Pedro Sena-lino escolheu apresentar o seu novo livro através de uma manifestação encenada no Rossio, em Lisboa, e uma mesa-redonda sobre a situação nacional. “Não gosto de apresentações tradicionais. O objectivo é desencadear a discussão a partir da obra literária”, diz, salientado que a obra de arte não pode ficar fechada em casa, mas tem que provocar discussão, ser provocadora, tanto na forma como no conteúdo.
Despaísquer um leitor inconformado e perturbado no fim da leitura, quer que o leitor se pergunte o que pode fazer para evitar o cenário extremo de crise financeira, social e de identidade nacional que o livro descreve. O cenário é apocalíptico. Os portugueses vivem no mar, em barcos chamados “Crísias” porque já não têm sítio onde viver: Portugal foi vendido. Para o gestor, um dos narradores do livro, “esta é a história de um país que foi um erro. de um país que nunca sequer deveria ter existido”.

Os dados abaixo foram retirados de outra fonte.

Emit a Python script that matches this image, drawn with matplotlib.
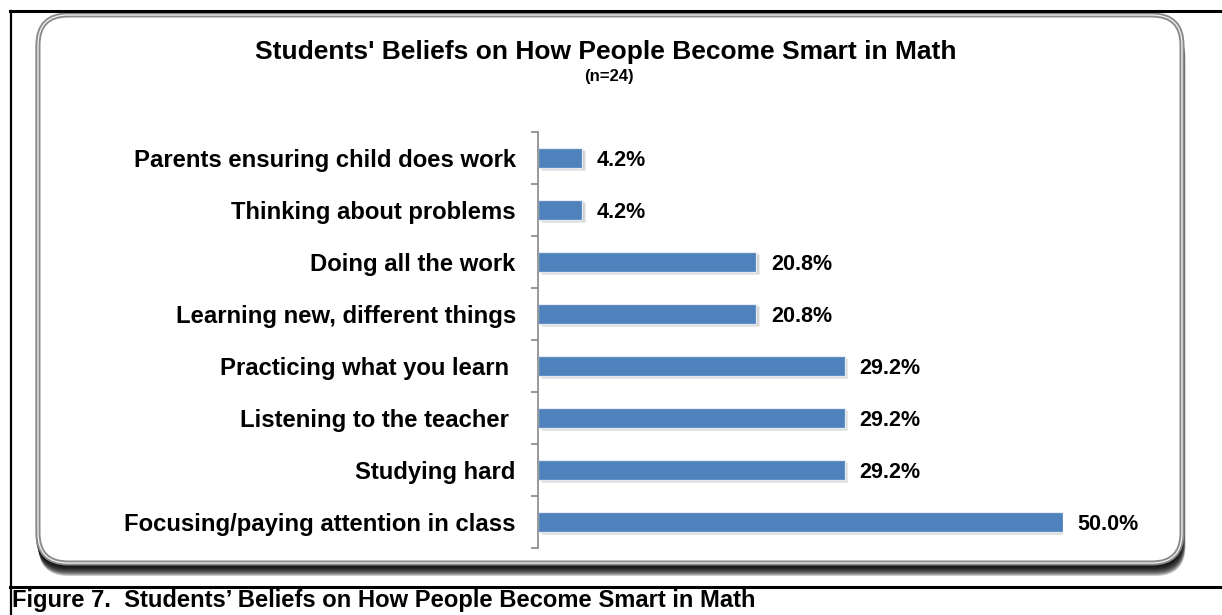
import matplotlib
matplotlib.use("Agg")
import matplotlib.pyplot as plt
from matplotlib.patches import FancyBboxPatch
from matplotlib.lines import Line2D
import numpy as np

categories = [
    "Focusing/paying attention in class",
    "Studying hard",
    "Listening to the teacher ",
    "Practicing what you learn ",
    "Learning new, different things",
    "Doing all the work",
    "Thinking about problems",
    "Parents ensuring child does work",
]
values = [50.0, 29.2, 29.2, 29.2, 20.8, 20.8, 4.2, 4.2]
value_labels = ["50.0%", "29.2%", "29.2%", "29.2%", "20.8%", "20.8%", "4.2%", "4.2%"]
title = "Students' Beliefs on How People Become Smart in Math"
subtitle = "(n=24)"
caption = "Figure 7.  Students\u2019 Beliefs on How People Become Smart in Math"

W, H = 1222, 615
plt.rcParams['font.family'] = ['Liberation Sans', 'DejaVu Sans']
fig = plt.figure(figsize=(W / 100, H / 100), dpi=100)
fig.patch.set_facecolor("white")

def fx(px):
    return px / W

def fy(py):
    return 1 - py / H

# outer document frame lines
fig.add_artist(Line2D([fx(10), fx(1222)], [fy(11), fy(11)], color="black", lw=2.2))
fig.add_artist(Line2D([fx(10.5), fx(10.5)], [fy(11), fy(615)], color="black", lw=1.6))
fig.add_artist(Line2D([fx(10), fx(1222)], [fy(587), fy(587)], color="black", lw=2.2))

# rounded chart box with shadow
bx0, by0, bx1, by1 = 38, 15, 1182, 563
rad = 30 / W

def rbox(x0, y0, x1, y1, **kw):
    return FancyBboxPatch((fx(x0), fy(y1)), fx(x1 - x0), (y1 - y0) / H,
                          boxstyle="round,pad=0,rounding_size=%f" % rad,
                          transform=fig.transFigure, mutation_aspect=W / H, **kw)

for i in range(13):
    dy = 1 + i * 1.0
    dx = 0.5 + i * 0.25
    fig.add_artist(rbox(bx0 + dx - 3, by0 + dy, bx1 + dx, by1 + dy,
                        facecolor="black", edgecolor="none", alpha=0.2))
fig.add_artist(rbox(bx0, by0, bx1, by1, facecolor="white", edgecolor="#8a8a8a", linewidth=3.6))
fig.add_artist(rbox(bx0, by0, bx1, by1, facecolor="none", edgecolor="#f4f4f4", linewidth=0.9))

# titles
fig.text(fx(606), fy(52), title, ha="center", va="center", fontsize=19, fontweight="bold", zorder=6)
fig.text(fx(609), fy(76), subtitle, ha="center", va="center", fontsize=12, fontweight="bold", zorder=6)
fig.text(fx(12), fy(601), caption, ha="left", va="center", fontsize=17.1, fontweight="bold", zorder=6)

# axes
ax_l, ax_r, ax_t, ax_b = 538, 1063, 132, 548
ax = fig.add_axes([fx(ax_l), fy(ax_b), fx(ax_r - ax_l), (ax_b - ax_t) / H])
ax.set_zorder(5)
ax.set_facecolor("none")
y = np.arange(len(categories))
bh = 0.38
# bar shadows
for k in range(3):
    ax.barh(y - 0.03 - 0.015 * k, values, height=bh, left=0.15 + 0.1 * k,
            color="#909090", alpha=0.18, zorder=1, linewidth=0)
ax.barh(y, values, height=bh, color="#4F81BD", edgecolor="#e6ecf4", linewidth=0.9, zorder=2)
for yi, v, lab in zip(y, values, value_labels):
    ax.text(v + 1.4, yi - 0.04, lab, ha="left", va="center", fontsize=15.5,
            fontweight="bold", clip_on=False)

ax.set_xlim(0, 50)
ax.set_ylim(-0.5, len(categories) - 0.5)
ax.set_yticks(y)
ax.set_yticklabels(categories, fontsize=17.2, fontweight="bold")
ax.set_yticks(np.arange(-0.5, len(categories), 1), minor=True)
ax.tick_params(axis="y", which="major", length=0, pad=16)
ax.tick_params(axis="y", which="minor", length=5, color="#888888", width=1.2, direction="out")
ax.set_xticks([])
for s in ["top", "right", "bottom"]:
    ax.spines[s].set_visible(False)
ax.spines["left"].set_color("#888888")
ax.spines["left"].set_linewidth(1.2)

fig.savefig("out.png", dpi=100, facecolor="white")
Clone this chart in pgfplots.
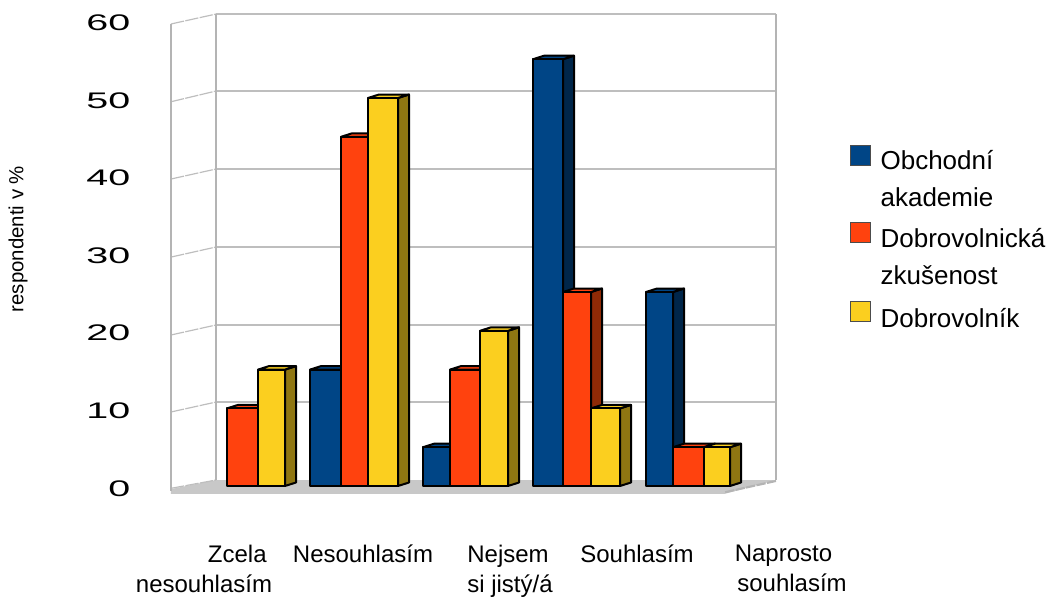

“Depois de vermos cair o Estado-providência, questiono se o conceito instalado de Estado-Nação ainda faz sentido”, diz o autor. A personagem do historiador teoriza esta questão: “Os Estados-Nação, bem como a ideia de Estado desapareceram com o chamado caso português. Só as grandes federações, ou directórios interregionais, como os Estados Unidos ou as União Europeia, podem sobreviver.” Enquanto a nação portuguesa se desfaz, na Europa de 2023 de Pedro Sena-Lino, já a Catalunha se separou da Espanha e a Bélgica se dividiu na Flandres e na Valónia, ficando a cidade de Bruxelas sob administração directa da União Europeia.